Second verse, same as the first

The start of the second half of the season was not a promising one.

After the Cubs salvaged a game against the White Sox on Sunday, Anthony Rizzo and Kris Bryant went to Cincinnati for the all-star festivities, and the rest of the team scattered for a few days.

When they reconvened in Atlanta for a Thursday game against the Braves, the schedule-makers seemed to have been doing the Cubs a bit of a favor. Unfortunately, the team was unable to capitalize, and they fell to the Braves by a 4-2 score.

Teams at or above .500 at this stage of the season still have something to play for, with the addition of the second wild-card team. That seems to have been the idea, after all.

In the National League, let’s just give the first wild card spot to either the Pirates or the Cardinals right now. A lead of five and a half games is not insurmountable, but the Pirates are for real this year. I’d love to see them catch the Cardinals before it’s all over, too.

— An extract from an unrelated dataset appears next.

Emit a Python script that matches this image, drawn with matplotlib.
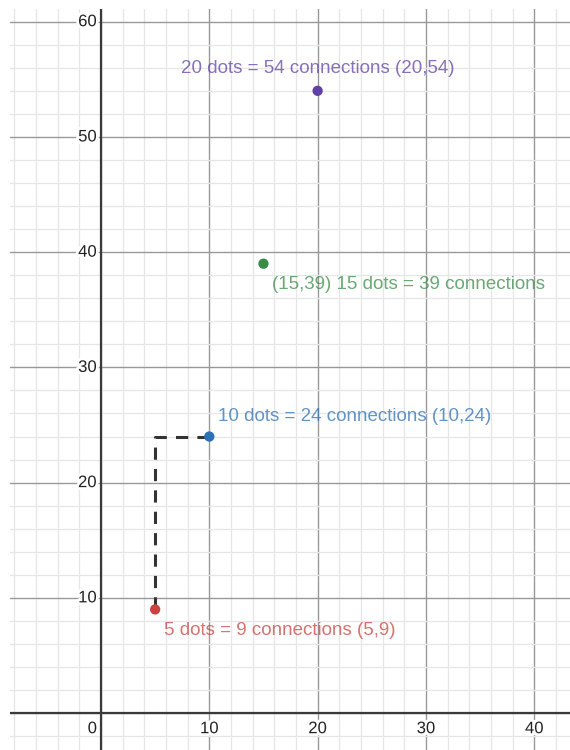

Three-and-a half games doesn’t seem like too much ground to make up, either.

The second half of the season has 75 games, or just under 50% of the remaining games. But unlike opening night in Wrigley Field, this time we know who the competition is. The Mets are a game behind the Cubs for the second wild card spot, and the Giants–that’s the defending champions who have won three rings already this decade–are just a game and a half behind.

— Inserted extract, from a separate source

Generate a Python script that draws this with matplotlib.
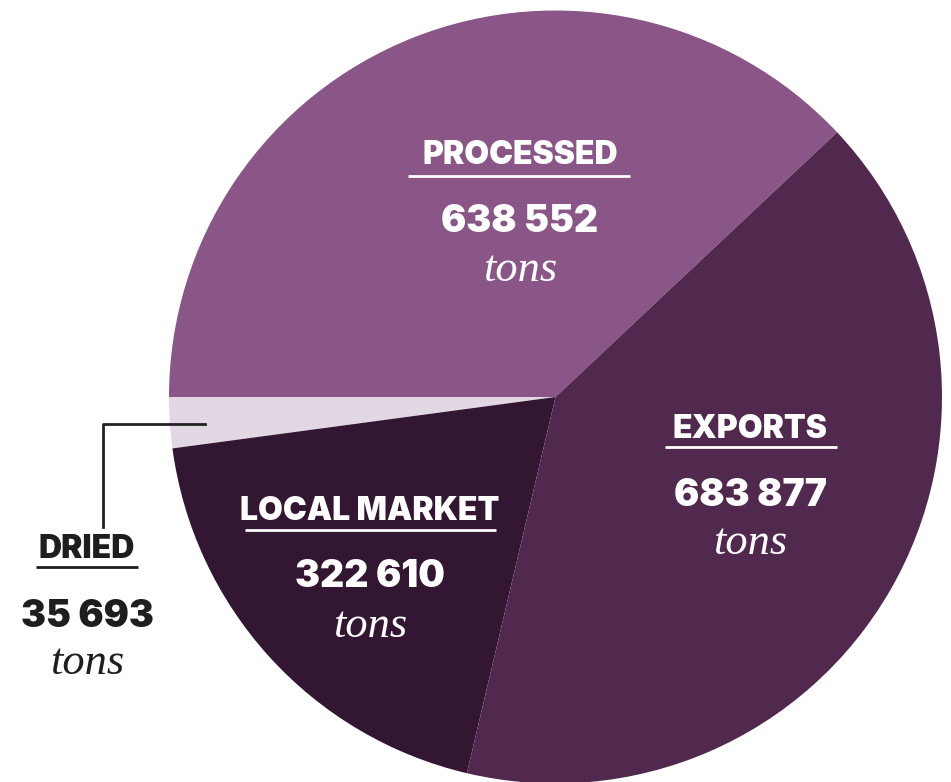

Every game counts in the standings, and the time to make up ground diminishes every time the Cubs take the field. There’s only so many opportunities to nail down a playoff spot left.

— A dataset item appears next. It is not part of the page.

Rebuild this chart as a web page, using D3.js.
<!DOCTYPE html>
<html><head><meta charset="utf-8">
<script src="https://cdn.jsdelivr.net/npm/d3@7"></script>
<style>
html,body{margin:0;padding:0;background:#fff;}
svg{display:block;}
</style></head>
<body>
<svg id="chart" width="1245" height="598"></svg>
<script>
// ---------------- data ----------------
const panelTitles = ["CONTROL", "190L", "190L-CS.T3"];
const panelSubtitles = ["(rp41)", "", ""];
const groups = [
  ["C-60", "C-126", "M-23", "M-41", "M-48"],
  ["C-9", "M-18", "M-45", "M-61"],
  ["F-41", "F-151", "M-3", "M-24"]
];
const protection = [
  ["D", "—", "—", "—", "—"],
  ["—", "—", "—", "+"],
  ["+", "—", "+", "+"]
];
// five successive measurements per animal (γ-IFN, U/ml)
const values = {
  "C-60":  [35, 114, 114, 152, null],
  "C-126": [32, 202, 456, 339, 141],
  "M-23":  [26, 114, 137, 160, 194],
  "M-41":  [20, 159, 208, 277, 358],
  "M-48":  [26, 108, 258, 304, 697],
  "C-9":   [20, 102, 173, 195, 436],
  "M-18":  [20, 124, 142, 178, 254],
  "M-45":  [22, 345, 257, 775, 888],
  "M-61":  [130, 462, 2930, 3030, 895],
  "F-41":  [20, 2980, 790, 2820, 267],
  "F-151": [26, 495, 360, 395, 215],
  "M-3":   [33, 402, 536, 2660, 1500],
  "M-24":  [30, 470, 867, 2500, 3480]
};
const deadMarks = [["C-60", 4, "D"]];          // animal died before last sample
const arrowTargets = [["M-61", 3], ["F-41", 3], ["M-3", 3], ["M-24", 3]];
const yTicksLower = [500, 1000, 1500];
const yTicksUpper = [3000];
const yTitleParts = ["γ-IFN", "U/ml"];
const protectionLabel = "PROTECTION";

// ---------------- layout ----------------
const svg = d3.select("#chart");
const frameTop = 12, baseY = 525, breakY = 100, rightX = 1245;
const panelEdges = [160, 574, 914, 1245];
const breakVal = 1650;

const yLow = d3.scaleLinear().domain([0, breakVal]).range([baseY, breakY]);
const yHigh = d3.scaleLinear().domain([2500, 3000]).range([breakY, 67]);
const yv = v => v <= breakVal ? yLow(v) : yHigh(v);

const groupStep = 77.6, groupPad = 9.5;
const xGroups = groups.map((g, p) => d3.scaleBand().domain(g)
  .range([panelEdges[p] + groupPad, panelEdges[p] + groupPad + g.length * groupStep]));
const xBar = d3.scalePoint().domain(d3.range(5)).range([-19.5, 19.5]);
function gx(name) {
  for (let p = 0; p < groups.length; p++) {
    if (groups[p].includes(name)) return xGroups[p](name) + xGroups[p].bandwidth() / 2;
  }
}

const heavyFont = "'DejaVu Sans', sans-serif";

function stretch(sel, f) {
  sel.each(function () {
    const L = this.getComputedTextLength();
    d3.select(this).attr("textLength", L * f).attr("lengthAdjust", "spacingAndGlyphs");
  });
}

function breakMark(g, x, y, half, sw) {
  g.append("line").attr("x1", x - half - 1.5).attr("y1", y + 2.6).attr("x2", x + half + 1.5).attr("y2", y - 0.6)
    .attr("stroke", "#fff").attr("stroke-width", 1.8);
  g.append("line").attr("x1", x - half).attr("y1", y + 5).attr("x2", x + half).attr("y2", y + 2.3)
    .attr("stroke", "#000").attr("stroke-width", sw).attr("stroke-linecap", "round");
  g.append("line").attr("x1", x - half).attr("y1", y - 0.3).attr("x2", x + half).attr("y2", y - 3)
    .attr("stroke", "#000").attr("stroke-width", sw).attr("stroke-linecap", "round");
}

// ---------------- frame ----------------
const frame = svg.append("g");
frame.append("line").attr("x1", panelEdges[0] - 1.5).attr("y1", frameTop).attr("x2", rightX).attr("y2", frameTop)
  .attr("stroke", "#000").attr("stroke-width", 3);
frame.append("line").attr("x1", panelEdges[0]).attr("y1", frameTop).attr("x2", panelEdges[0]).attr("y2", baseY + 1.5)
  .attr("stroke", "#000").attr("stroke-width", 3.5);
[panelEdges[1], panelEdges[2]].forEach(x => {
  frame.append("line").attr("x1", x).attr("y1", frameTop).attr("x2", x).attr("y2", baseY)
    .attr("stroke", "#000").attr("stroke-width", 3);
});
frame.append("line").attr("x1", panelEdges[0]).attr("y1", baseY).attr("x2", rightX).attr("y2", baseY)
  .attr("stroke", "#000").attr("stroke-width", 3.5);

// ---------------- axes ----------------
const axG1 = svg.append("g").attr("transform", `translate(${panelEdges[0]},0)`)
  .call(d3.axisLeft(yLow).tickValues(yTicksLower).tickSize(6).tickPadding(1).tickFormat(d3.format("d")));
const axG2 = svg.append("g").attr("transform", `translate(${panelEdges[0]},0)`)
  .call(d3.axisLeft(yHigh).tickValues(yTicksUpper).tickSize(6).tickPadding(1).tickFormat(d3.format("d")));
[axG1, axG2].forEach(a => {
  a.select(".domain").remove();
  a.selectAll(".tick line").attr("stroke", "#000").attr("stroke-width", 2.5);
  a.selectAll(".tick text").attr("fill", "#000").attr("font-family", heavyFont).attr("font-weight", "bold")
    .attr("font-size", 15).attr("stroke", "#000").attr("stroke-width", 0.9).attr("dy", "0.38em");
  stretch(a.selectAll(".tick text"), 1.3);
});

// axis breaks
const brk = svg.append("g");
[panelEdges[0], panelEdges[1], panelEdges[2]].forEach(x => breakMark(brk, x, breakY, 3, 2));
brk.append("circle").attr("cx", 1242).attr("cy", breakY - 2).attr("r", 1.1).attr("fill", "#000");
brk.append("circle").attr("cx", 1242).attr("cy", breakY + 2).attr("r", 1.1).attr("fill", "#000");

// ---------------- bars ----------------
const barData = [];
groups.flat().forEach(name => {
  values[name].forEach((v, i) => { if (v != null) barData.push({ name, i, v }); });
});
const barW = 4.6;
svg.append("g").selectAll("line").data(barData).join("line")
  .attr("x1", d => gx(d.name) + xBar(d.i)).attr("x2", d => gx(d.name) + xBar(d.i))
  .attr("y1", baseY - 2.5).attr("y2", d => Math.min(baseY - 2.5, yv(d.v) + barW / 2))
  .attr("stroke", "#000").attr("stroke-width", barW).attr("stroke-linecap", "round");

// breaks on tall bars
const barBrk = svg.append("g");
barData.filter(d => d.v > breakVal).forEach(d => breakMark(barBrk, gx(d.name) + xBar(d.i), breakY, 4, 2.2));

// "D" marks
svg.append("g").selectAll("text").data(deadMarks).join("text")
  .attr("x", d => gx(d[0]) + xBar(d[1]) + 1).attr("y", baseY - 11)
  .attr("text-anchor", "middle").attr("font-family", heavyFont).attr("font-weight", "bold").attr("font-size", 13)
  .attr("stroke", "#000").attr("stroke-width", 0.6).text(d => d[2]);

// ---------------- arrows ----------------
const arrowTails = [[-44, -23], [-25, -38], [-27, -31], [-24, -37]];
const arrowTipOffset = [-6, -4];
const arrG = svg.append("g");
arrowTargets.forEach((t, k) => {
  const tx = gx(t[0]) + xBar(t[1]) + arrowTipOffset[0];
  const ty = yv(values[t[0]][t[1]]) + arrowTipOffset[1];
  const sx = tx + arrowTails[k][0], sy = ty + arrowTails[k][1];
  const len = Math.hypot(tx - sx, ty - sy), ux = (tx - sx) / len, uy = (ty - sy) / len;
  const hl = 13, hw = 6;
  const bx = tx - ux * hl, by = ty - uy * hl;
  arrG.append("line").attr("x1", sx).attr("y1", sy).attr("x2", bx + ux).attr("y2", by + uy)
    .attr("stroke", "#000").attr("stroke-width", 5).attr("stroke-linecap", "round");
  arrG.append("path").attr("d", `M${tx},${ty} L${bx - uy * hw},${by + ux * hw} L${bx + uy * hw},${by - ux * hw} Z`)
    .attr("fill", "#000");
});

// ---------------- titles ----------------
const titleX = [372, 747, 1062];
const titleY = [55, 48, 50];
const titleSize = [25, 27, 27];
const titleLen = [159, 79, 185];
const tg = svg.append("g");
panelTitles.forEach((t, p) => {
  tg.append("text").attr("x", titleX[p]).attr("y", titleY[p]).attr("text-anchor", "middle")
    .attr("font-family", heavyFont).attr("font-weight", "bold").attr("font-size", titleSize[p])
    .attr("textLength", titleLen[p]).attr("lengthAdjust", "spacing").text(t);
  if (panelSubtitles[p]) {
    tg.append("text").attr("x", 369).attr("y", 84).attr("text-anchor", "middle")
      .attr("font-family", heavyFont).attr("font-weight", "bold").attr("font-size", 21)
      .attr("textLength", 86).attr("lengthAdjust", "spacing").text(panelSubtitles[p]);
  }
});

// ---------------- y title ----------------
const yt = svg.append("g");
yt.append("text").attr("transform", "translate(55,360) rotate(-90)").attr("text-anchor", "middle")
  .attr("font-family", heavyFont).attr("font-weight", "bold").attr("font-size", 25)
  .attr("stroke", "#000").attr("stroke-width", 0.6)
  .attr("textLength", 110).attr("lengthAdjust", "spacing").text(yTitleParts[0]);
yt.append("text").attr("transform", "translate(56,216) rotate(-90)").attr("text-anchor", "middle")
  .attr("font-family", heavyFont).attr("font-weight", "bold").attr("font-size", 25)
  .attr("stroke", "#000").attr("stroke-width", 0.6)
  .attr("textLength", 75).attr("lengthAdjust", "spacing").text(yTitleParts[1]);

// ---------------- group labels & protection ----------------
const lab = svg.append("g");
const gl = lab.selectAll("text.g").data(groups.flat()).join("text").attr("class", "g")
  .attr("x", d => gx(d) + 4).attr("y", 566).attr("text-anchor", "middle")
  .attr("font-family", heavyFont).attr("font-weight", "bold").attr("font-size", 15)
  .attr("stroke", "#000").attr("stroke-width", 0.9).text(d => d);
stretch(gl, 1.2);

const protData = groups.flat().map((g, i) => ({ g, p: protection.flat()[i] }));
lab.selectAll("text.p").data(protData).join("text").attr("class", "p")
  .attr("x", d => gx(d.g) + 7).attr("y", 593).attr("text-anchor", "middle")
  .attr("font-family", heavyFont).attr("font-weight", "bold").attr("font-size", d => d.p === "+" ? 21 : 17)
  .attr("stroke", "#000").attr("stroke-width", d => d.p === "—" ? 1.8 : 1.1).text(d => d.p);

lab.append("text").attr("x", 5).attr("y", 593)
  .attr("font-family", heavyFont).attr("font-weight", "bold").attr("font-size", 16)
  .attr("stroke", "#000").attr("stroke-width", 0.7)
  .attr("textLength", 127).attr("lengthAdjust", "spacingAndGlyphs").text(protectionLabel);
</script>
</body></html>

The Cubs will lose some series the rest of the way this season, but they really can’t afford to. Atlanta has a pretty decent home record, but the Cubs don’t play a team with a record over .500 until they head to Pittsburgh in early August. The Cubs should make hay while the sun shines, or at least while so many weaker teams are on their schedule.

But they had to put Pedro Strop in at a critical point on Friday, didn’t they? Strop does what he does best, by giving the game away with a brutal eighth inning. So just like opening night, the Cubs put themselves behind the eight ball with a loss.

Pedro Strop needs to leave this team right away, because he can’t be trusted to pitch in pressure situations. Joe Maddon will keep trotting him out to the mound if he’s able to, so the front office needs to step in. They need to trade him, DFA him, or do whatever it takes to get him off the team. He’s a liability, pure and simple.

I believed, at the start of the year, that the Cubs were serious about winning this year. Right now I don’t believe it, though, because Strop is still on the roster. When he is safely out of the Cubs organization, that faith may return. But for now, Strop will continue to let the Cubs down. What will be done about this? We’ll find out before too long, I suppose.